Court sides with landowner over abandoned railroad right of way

Andrew Harrer/Bloomberg - A Supreme Court decision raises legal doubts about “rails-to-trails” programs that turn abandoned railroad lines into public recreational venues.

The Supreme Court sided Monday with a Wyoming landowner in a dispute with the federal government that raises legal doubts about ­“rails-to-trails” programs that turn abandoned railroad lines into recreational venues for the public.

The court, on an 8 to 1 vote, threw out the government’s claim that it retains control of a 200-foot-wide trail that crosses part of Marvin Brandt’s 83 acres of land in Fox Park, Wyo. Brandt was the only one of dozens of landowners who objected to the government’s claim to the land and its conversion into a trail.

The railway line was abandoned in 2004. Brandt argued that the rail line was an easement, which becomes part of his property under an 1875 law. The government said the right of way reverts to the public.

Chief Justice John G. Roberts Jr. sided with Brandt. Once the railroad abandoned the line, “Brandt’s land became unburdened of the easement, conferring on him the same full rights over the right of way as he enjoyed over the rest of the Fox Park parcel,” Roberts wrote.

Justice Sonia Sotomayor was the lone dissenter. She said the government retained a “reversionary interest” when it granted the land years ago and said the decision “undermines the legality of thousands of miles of former rights of way that the public now enjoys as means of transportation and recreation.”
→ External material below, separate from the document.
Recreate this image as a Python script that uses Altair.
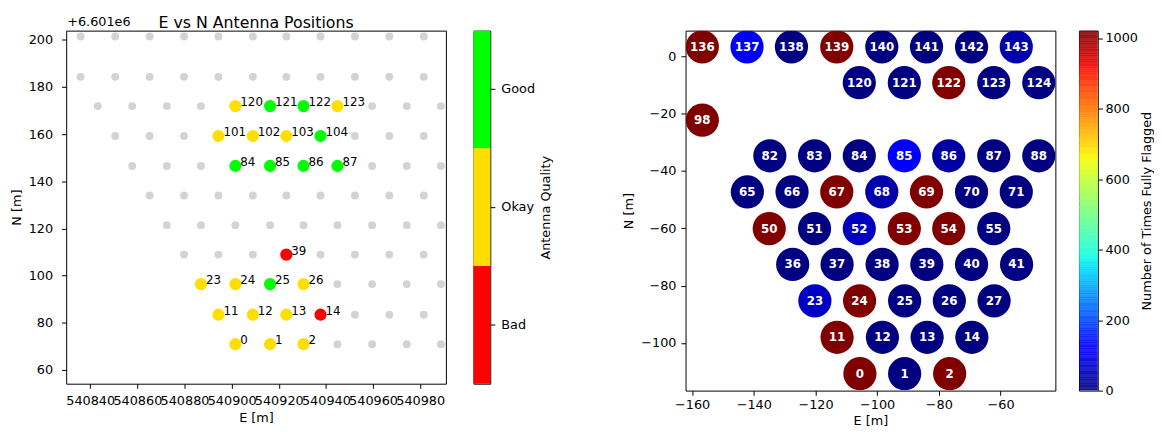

She added: “Lawsuits challenging the conversion of former rails to recreational trails alone may well cost American taxpayers hundreds of millions of dollars. I do not believe the law requires this result.”

During oral argument, it was unclear exactly how many miles of trails might be affected by the case, though the government said there are thousands of claims filed in 30 states.

The Rails-to-Trails Conservancy says some well-known trails on federally granted rights of way include the George S. Mickelson Trail in South Dakota, the Foothills Trail and the John Wayne Pioneer trails in Washington and the Rio Grande Trail in Colorado.

Roberts said the legal outcome followed from a 70-year-old precedent, in which the government took the opposite view on easements that it took in this case, and the chief justice channeled his inner-history major.

“In the mid-19th century, Congress began granting private railroad companies rights of way over public lands to encourage the settlement and development of the West,” he began.

One of those rights of way was given to the Laramie, Hahn’s Peak and Pacific Railroad, which had great ambitions and whose line covered about a half-mile stretch in the land Brandt came to own.

It was not to be. “Locals at the time translated the acronym LHP&P as ‘Lord Help Push and Pull’ and ‘Late, Hard Pressed and Panicky,’” Roberts wrote in a footnote.

The rail line changed hands and was eventually abandoned.

The case is Marvin M. Brandt Revocable Trust v. U.S.